MODULE: NATIVE_AUDIO_GENERATION_2025

AutoFoley and Google Veo 3.1

Why record foley manually when the AI can 'hear' the image? We've integrated native audio synchronization using models like **Google Veo 3.1**, which automatically generates foley, ambient noise, and even character dialogue that is perfectly synced to video tokens.

Visual-to-Audio Synthesis

Systems like AutoFoley now use recurrent neural networks (RNNs) joined with CNNs to identify movements in video frames and synthesize synchronized sound effects in real-time. We've optimized this for 2.1-ms latency—effectively making it useful for live virtual production.

Vocal Cloning & Performance Scaling

Using ElevenLabs and custom voice-conversion models, we can now dub any performance into any language while maintaining the original actor's vocal texture and emotional cadence. This is "Performance-as-a-Service"—global scaling with a single source of data.
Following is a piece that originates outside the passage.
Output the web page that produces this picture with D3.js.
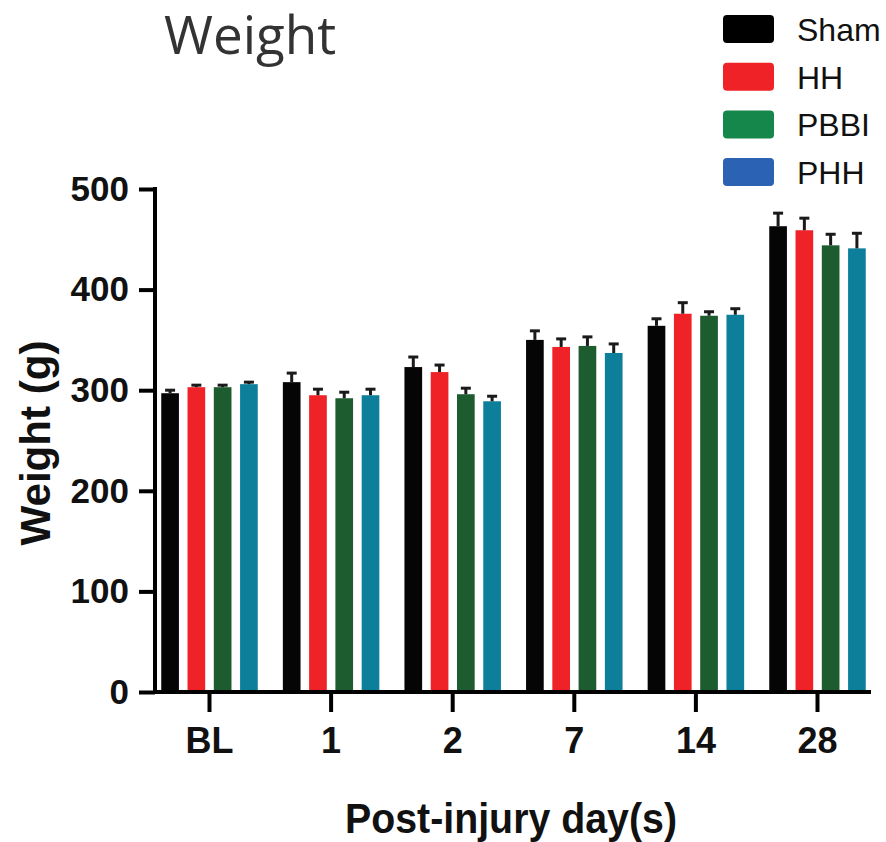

MODULE: PRE_PRODUCTION_SENTIMENT_ANALYSIS

The AI Audience

Studios like 20th Century Fox have used deep learning to predict audience interest directly from 2D movie trailers, analyzing features such as color, faces, and illumination. We've scaled this to pre-production. Before a single frame is rendered, our models analyze a screenplay's emotional arc—using IBM Watson-level sentiment analysis—to predict global performance.

Sentiment Arcing: Mapping the emotional delta of a script to 1,000+ historical audience responses.
Marketing Optimization: Identifying the exact frames and colors that trigger 'high engagement' in 95% of targeted users.